Sometimes I get intrusive memories. They just sneak their way into my mind and drop me like a wrestler. Yes, it’s a weird analogy, but there are times I fight with my brain over this, so it stands.
If you have ever been through a past trauma, you might get this too. You are just sitting on a bus, and suddenly a moment from your past sneaks in, something your abuser did. It happens for, what you can gather, no reason. Hell, I have had them come up when I am going to the bathroom. There are even times where I can smell the memory. I can practically smell his skin and it makes me feel horrible.

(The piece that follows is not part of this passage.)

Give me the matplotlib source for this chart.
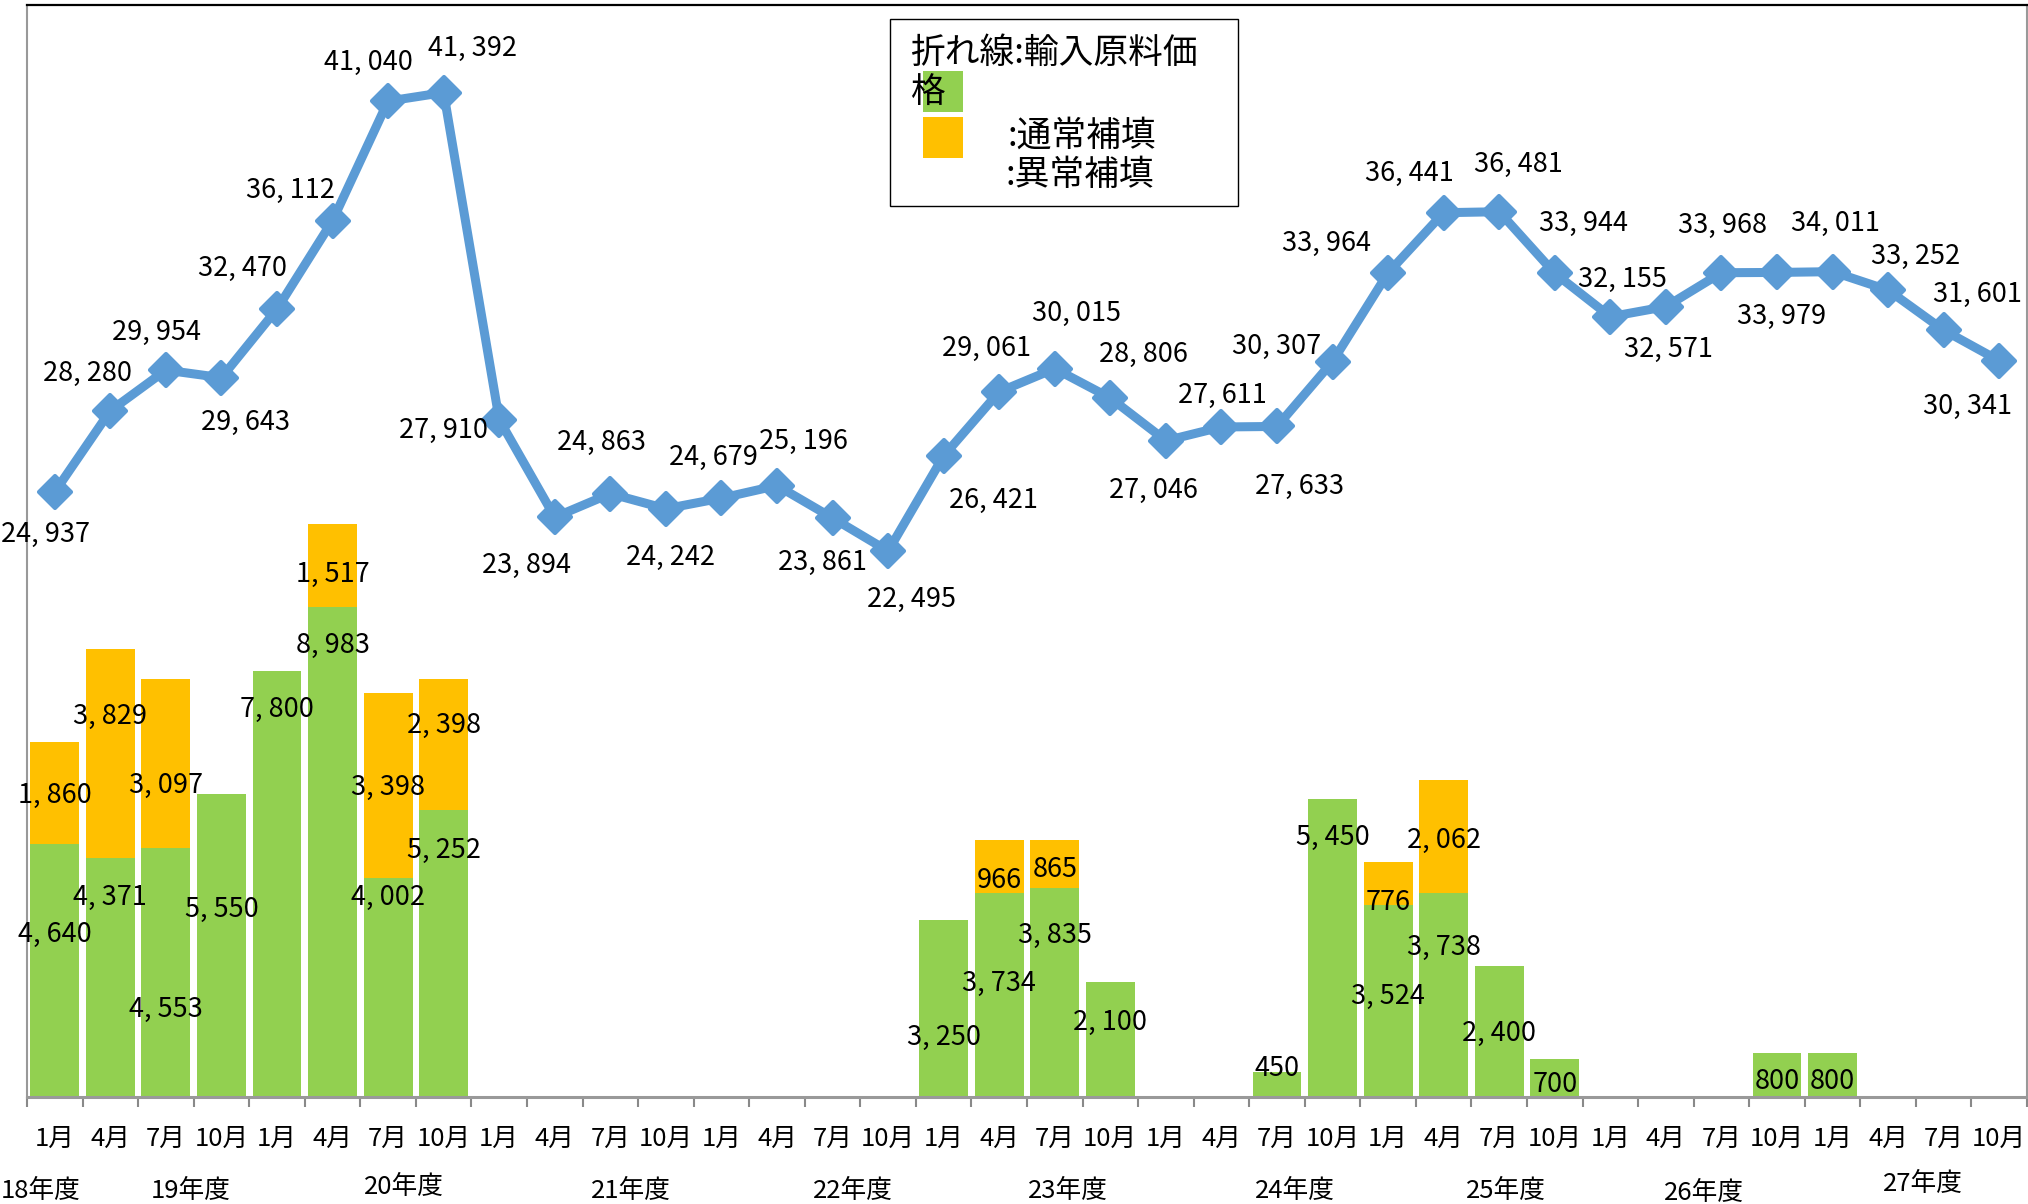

At times, these memories are harmless, other than an unpleasant feeling. But it can come up when it’s a very bad time. Like trying to be intimate with your partner. This has caused some grief in the past for me. Making it hard to enjoy intimacy. Sex used to be difficult. I didn’t realize what the issue was, why I always felt like I was pushing my partner away. I had tried to push the problems and memories right down as far as they could go. But regardless they were these horrible ninjas that kept finding their way back. Causing the confusing feeling of discomfort and the need to be alone.
There is the odd time where I struggle. But for the most part, I have been able to keep everything separated. These flashes in my head are not who I am with, this is not the moment I am in. I am able to now recognize what is happening as a memory.